Enclosure, Borris Great, Co. Laois
Co. Laois |
Enclosures
Beneath the fields of Borris Great in County Laois, a circular enclosure roughly 36 metres across has spent centuries hiding in plain sight, invisible at ground level but quietly legible from the sky.
It belongs to a category of site known as a cropmark enclosure, where buried ditches or banks, long since levelled by ploughing or natural decay, continue to influence the soil above them. Crops growing over a filled-in ditch tend to retain more moisture and grow taller or ripen more slowly than those around them, producing faint but discernible rings and lines that aerial photography can pick up under the right conditions.

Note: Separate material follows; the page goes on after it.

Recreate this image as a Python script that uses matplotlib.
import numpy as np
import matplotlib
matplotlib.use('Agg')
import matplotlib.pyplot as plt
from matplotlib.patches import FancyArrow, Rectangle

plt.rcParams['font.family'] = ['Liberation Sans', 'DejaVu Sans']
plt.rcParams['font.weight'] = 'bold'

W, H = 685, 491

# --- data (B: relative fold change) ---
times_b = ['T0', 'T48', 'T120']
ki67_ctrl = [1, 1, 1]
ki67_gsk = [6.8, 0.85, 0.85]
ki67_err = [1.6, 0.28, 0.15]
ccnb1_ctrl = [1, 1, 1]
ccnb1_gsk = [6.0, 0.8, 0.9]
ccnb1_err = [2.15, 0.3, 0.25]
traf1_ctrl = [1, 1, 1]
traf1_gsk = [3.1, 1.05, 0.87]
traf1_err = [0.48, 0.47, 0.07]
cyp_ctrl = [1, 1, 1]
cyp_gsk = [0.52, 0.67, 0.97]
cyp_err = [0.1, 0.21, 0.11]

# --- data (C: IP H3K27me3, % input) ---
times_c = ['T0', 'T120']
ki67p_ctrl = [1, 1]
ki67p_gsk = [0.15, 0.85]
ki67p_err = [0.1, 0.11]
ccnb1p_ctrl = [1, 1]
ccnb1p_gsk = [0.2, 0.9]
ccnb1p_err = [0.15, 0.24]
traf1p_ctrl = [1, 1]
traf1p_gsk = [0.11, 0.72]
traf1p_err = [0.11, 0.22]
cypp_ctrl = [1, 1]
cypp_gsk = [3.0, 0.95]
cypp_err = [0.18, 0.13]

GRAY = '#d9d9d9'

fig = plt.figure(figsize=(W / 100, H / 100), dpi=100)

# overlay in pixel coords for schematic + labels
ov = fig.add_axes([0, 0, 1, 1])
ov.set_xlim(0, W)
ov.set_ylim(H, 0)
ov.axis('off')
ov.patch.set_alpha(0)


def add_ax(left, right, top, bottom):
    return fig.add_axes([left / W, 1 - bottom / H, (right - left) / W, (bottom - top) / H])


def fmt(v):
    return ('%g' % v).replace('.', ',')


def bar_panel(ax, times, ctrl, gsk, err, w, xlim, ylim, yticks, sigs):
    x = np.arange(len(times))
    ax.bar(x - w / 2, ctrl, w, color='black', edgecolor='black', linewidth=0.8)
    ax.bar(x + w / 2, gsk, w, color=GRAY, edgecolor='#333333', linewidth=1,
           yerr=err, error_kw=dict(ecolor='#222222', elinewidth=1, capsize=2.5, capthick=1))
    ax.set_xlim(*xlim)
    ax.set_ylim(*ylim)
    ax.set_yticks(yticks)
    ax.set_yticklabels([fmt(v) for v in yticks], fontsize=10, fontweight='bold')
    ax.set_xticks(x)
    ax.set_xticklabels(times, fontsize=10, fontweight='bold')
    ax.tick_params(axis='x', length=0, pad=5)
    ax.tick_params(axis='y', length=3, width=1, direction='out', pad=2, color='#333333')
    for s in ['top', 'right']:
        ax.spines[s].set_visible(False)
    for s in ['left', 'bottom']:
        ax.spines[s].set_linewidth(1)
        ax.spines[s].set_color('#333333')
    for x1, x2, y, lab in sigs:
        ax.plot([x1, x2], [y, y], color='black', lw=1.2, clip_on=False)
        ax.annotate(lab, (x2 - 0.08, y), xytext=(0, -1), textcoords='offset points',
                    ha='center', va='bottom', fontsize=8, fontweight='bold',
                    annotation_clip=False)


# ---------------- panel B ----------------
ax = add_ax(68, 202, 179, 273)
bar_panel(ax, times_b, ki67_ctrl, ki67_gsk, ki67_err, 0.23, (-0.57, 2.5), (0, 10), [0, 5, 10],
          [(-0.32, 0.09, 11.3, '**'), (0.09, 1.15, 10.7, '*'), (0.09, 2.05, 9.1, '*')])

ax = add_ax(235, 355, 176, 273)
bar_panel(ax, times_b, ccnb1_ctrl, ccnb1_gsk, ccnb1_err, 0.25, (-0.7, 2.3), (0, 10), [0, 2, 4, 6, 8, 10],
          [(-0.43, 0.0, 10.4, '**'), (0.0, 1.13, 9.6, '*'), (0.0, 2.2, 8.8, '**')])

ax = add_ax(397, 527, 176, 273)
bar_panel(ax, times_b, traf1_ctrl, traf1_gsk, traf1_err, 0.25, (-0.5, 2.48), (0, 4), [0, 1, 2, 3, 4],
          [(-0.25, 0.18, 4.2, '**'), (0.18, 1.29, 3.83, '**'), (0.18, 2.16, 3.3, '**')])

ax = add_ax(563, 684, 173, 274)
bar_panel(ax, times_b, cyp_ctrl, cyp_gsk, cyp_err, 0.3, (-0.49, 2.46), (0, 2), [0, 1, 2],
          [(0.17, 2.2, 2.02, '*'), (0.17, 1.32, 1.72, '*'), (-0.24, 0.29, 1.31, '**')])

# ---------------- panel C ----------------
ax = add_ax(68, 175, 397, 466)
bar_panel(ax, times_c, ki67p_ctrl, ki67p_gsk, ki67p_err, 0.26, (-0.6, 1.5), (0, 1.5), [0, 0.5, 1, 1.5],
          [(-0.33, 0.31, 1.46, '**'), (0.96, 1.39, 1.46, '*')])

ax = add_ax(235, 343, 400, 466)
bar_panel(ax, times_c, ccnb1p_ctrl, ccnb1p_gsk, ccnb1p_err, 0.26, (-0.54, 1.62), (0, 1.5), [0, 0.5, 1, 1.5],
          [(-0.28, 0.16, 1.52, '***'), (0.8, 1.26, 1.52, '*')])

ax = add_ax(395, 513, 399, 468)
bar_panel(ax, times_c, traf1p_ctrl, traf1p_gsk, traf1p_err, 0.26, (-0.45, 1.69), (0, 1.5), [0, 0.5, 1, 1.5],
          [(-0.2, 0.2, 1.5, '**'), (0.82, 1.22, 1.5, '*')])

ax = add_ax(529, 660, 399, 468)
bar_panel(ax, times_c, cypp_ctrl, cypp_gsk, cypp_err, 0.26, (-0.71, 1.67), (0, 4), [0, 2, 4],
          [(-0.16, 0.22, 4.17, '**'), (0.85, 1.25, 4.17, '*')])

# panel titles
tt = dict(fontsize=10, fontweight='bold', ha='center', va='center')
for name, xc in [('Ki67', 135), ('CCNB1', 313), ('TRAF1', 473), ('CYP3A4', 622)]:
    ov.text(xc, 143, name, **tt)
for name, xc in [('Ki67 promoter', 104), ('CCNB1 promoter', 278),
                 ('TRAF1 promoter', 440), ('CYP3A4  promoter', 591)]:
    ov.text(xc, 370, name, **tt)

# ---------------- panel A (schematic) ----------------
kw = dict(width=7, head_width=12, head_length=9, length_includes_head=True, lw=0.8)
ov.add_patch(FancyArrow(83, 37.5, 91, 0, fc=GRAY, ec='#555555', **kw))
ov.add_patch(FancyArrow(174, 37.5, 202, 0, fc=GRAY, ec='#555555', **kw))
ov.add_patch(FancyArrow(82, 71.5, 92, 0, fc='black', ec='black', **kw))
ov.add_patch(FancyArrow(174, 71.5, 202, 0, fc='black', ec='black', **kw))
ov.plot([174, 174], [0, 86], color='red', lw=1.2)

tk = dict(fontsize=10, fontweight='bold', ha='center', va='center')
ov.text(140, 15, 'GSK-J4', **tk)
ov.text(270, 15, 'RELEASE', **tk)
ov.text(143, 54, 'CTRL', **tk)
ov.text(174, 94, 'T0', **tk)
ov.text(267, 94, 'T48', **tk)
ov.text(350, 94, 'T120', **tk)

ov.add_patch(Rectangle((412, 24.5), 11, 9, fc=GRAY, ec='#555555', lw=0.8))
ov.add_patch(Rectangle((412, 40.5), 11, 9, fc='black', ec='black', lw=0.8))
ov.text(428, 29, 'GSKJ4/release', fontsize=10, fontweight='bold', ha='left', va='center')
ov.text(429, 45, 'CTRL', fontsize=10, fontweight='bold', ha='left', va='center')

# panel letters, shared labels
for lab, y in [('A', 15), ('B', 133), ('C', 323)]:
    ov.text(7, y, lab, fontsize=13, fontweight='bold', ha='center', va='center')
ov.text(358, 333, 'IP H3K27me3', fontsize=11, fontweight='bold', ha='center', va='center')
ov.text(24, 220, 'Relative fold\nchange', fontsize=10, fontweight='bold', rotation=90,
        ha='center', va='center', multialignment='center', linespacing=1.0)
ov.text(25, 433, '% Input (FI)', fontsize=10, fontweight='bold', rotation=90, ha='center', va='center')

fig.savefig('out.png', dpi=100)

This particular enclosure came to light through Google Earth imagery captured on 2 July 2018, when the seasonal contrast between the buried feature and the surrounding soil was sharp enough to reveal its outline. Circular enclosures of this kind are frequently associated with early medieval settlement in Ireland, typically taking the form of a ringfort, a type of enclosed farmstead used roughly between the fifth and twelfth centuries, though without excavation the date and function of any individual example can only be inferred. The site was identified by Seán Murray and recorded by Caimin O'Brien in April 2021. At approximately 36 metres in diameter, it falls within the smaller end of the typical ringfort size range, suggesting, tentatively, a single farmstead rather than a site of any particular status or complexity.